Due to having close business relationships with Masaya in Tokyo I am obviously traveling a lot to Asia a lot. We frequent places like Seoul, Jakarta, Bangkok, Hong Kong and so on. What strikes me most is how diverse Asia as a region really is. Everyone is always talking about China and its population of 1 billion but people tend to oversee the fact that there are also countries like Indonesia that has a bigger population than the U.S. There’s also a significantly younger demographic among their music consumers. So the potential is definitely huge. And if you’ve attended any events there you know there are audiences that are very passionate about music.
Where do you see France’s position in international music? Kitsuné, Daft Punk or Ed Banger as movements had a large impact on international music. How do you explain that?
Melody is very important to us. Obviously, there is a certain linguistic barrier for French people (laughs). However, we have found a way to overcome or let’s even say compensating this barrier and have been reaching international audiences. On an international scale, our focus has never really been on the writing process but rather focus on coming up with a catchy melody. In addition, we’ve always been strong in marketing the whole package through great graphic design and visuals and creating an interesting story behind it. At the end of the day, it’s also in the hands of the media to some extend. The media decides on which direction they will promote your material.
In addition to your international expertise, you’ve also been successful in bridging music with fashion — an approach that has been adapted by corporate brands. Where do you see the link between both worlds?
As you mentioned already, these are two very different worlds that are each inspired and driven by their artists. The music artist especially plays a highly inspiring role in terms the way they look, the way the dress and talk and so on. The music artist often establishes himself as a charismatic style influencer. The fans in return, tend to adapt or even copy their personal style to what their musical idol is wearing and try to affiliate and connect with him or her. Music and fashion have also grown together regarding the interaction with their respective audiences. As an artist, you’ve always have to develop your identity, your own world and build a fanbase to have credibility for your brand. Fashion brands face the same scenario nowadays.

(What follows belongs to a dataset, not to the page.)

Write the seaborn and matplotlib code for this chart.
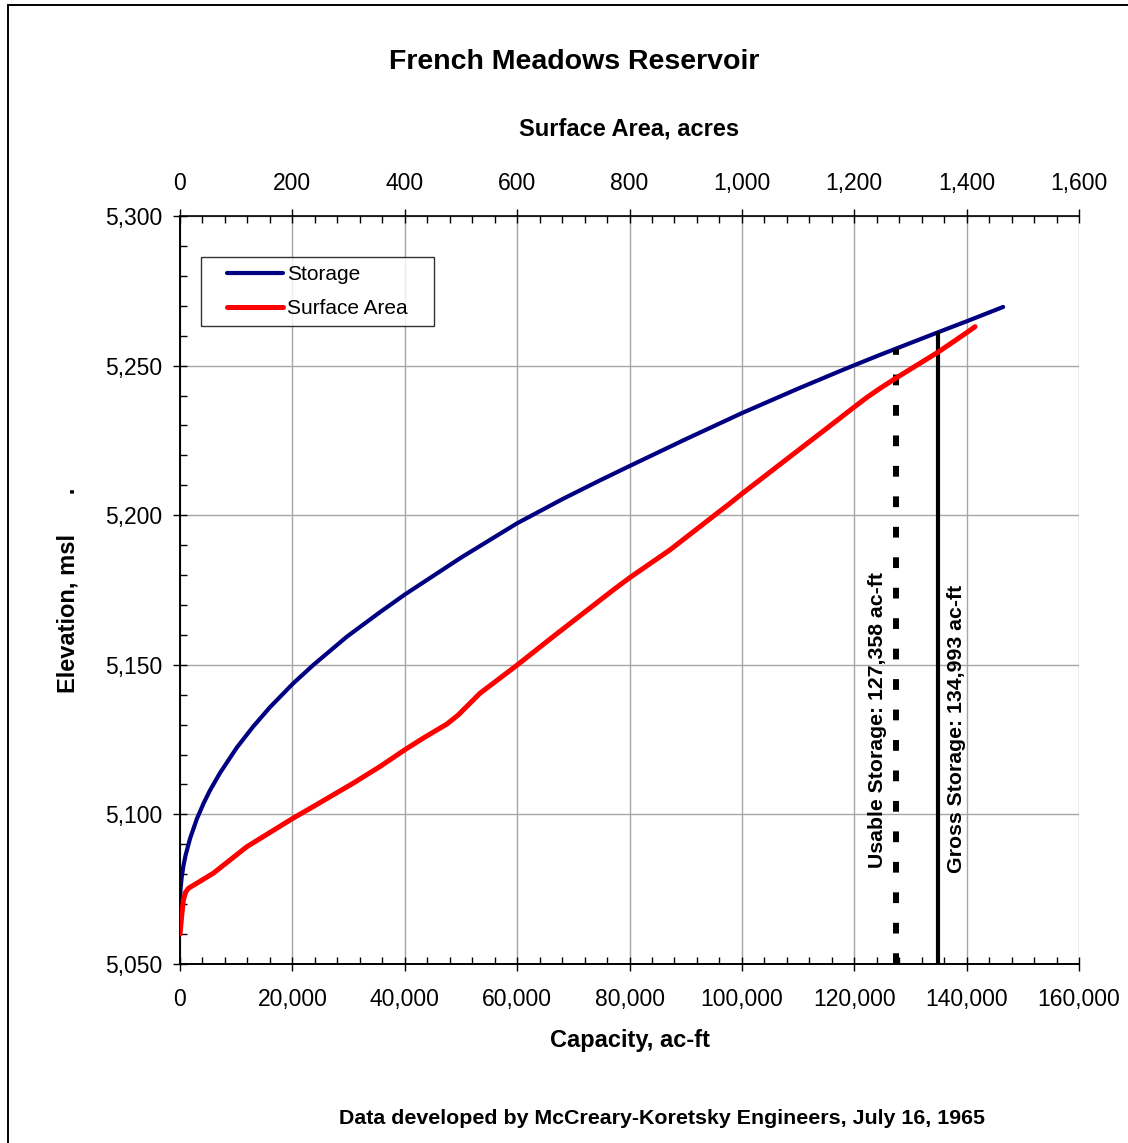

What is the most difficult aspect in terms of linking both worlds?
Branding in general can be dangerous. Things can become complicated and problematic very easily when an emerging artist links with a big brand too soon. The artist runs to risk to loose his own identity.
How do you evaluate branding in general?
It is a part of modern-day music industry. Brands understand very well that artists have to find different sources of revenue nowadays. Obviously, the conflict between selling out and developing your own identity exists. As I stated before, timing is the crucial aspect here. It makes no sense for an artist to affiliate with a corporate identity too soon. Music is catering to the senses, so when a branding initiative with a recording artist can maintain this emotional aspect, it can be an immensely powerful tool. For brands it makes economic sense to affiliate with recording artists as they gain automatic access to their following as well as visibility to an additional audience and create your own promotion at a relative low cost. There is definitely a balance that needs to be attained in terms of an artist’s credibility and marketing reach. Both parties have to compromise.
How much French culture is in Kitsuné as a brand?
It is funny. In Japan, people think we are a purely Japanese brand whereas in France it is vice-versa. Our offices in Paris and Tokyo co-operate and operate independently at the same time and our local stores only sell domestic products and push local artists. In Japan, they are very proud of the international success my partner Masaya has achieved. It’s been a while since someone from Japan opened a store in Paris and New York. We are really happy about that. On the French side of our operation, our music endeavors do follow French electronic music but has focused more on the UK indie and pop scene before — just think of La Roux, the Klaxons or Two Door Cinema Club. However, we are now focusing more and more on hip-hop and the North American music market. We are actually planning to open a New York music office early next year.
How many compilations do you release per year and what is the curation process behind every each one of them? How do you stay current?
At the moment we are releasing four compilations a year. Mostly, I take care of the song selection for each compilation myself. Since the record label is established, we are in touch with many artists and their managements which leads to many people sending me a lot of music every day and of course I also do research online to find new talents out there. Even festivals can present talent that we haven’t seen before. But basically the formula is a rather simple one — the artist and their songs have to be great and fit our style and enjoy life. I also have a strong network of people that are scouting new music — especially since we are starting to focus on North America. Coming from a background with electronic, indie and pop, we are learning about hip-hop and how dynamic it is.
What have you learned so far?
That I still have a lot to learn. It’s amazing, truly inspiring. The rest will be seen on our future compilations.
As a French label having Two Door Cinema Club going platinum in the UK, the new focus is to break a North American artist in the North American market?
Exactly. It is a challenge that we’ve gladly accepted. The challenge of a having an impact in the U.S. as a French brand.